Judge issues ruling in $1 billion nursing home case, says IL governor's firm not responsible

A federal bankruptcy judge tentatively ruled that two New York businessmen, and not a private equity firm formerly led by the incoming Illinois governor, are responsible for $1 billion in nursing home wrongful death liabilities.

On Tuesday, the judge identified Murray Forman and Leonard Grunstein as the guilty parties. They were “New York-based partners in the nursing home business” formed by GTCR, according to the Chicago Tribune. GTCR is the private equity firm formerly led by Governor-Elect Bruce Rauner (R).

In 2006, the GTCR nursing home company — Trans Healthcare Inc. — was facing 150 lawsuits. Judgments eventually totaled more than $2 billion. About $1 billion in judgments became part of a bankruptcy case that went before Judge Michael G. Williamson of the U.S. Bankruptcy Court of the Middle District of Florida.

Plaintiffs alleged that GTCR participated in a “bust-out scheme” by trying to transfer and hide assets to avoid paying the legal damages.

On Tuesday, Williamson said GTCR’s Principal and Director of Nursing Homes Edgar Janotta was not a mastermind of this scheme, but was “duped” by Forman and Grunstein.

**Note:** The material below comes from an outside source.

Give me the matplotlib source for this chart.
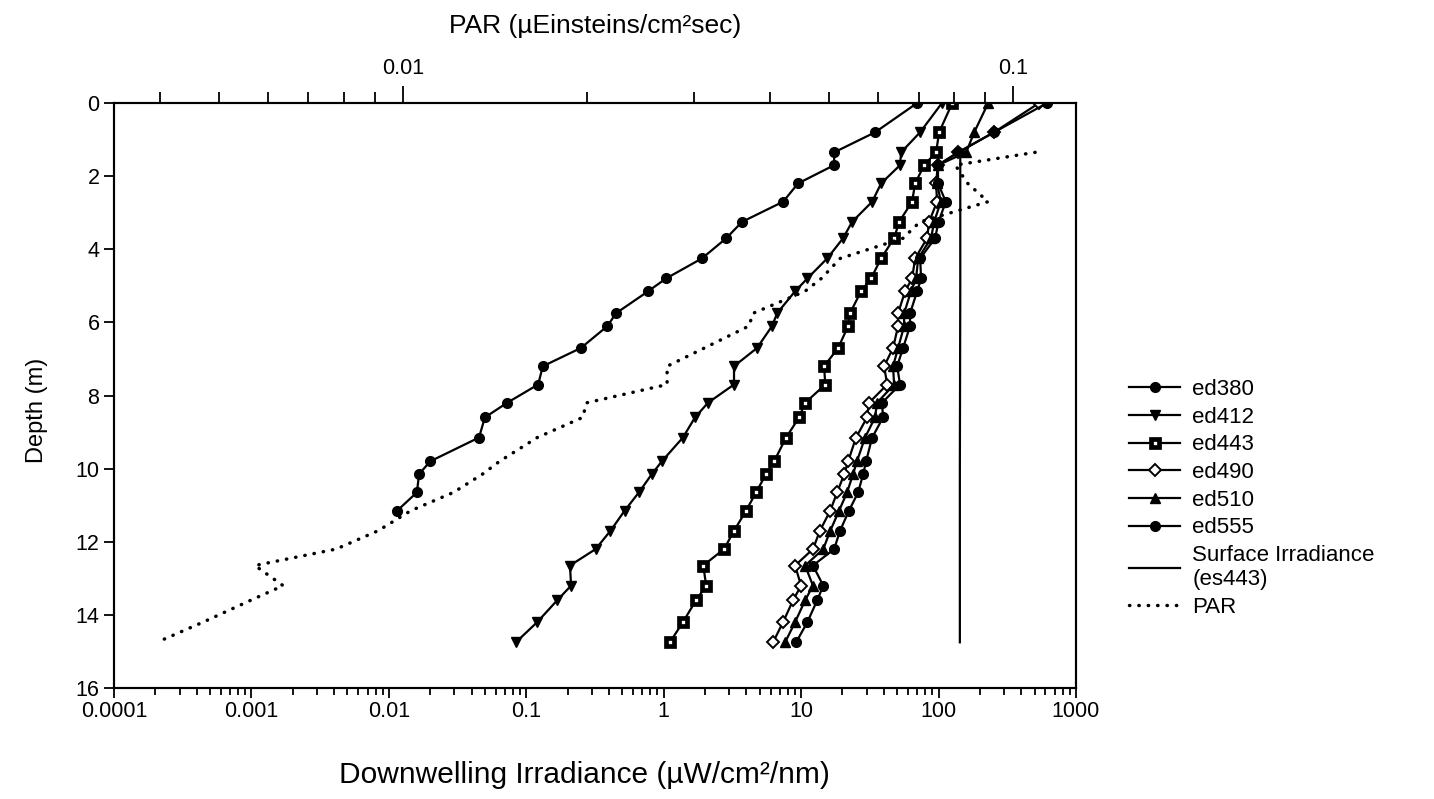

The judge determined that after purchasing assets of the nursing home company in 2006, these two men tried to transfer ownership to an elderly graphic artist with “no knowledge” of the company, the Tribune reported.

The actions taken by Forman and Grunstein bear “all the hallmarks of fraud,” Williamson said.

Williamson’s “tentative verdict” is meant to spur a mediated settlement in the case, the Tribune stated. GTCR parties will not be required to participate in the mediation, the judge said.

Throughout the case, Rauner has maintained that he was not responsible for the management of the nursing homes in question, and he was not a named defendant.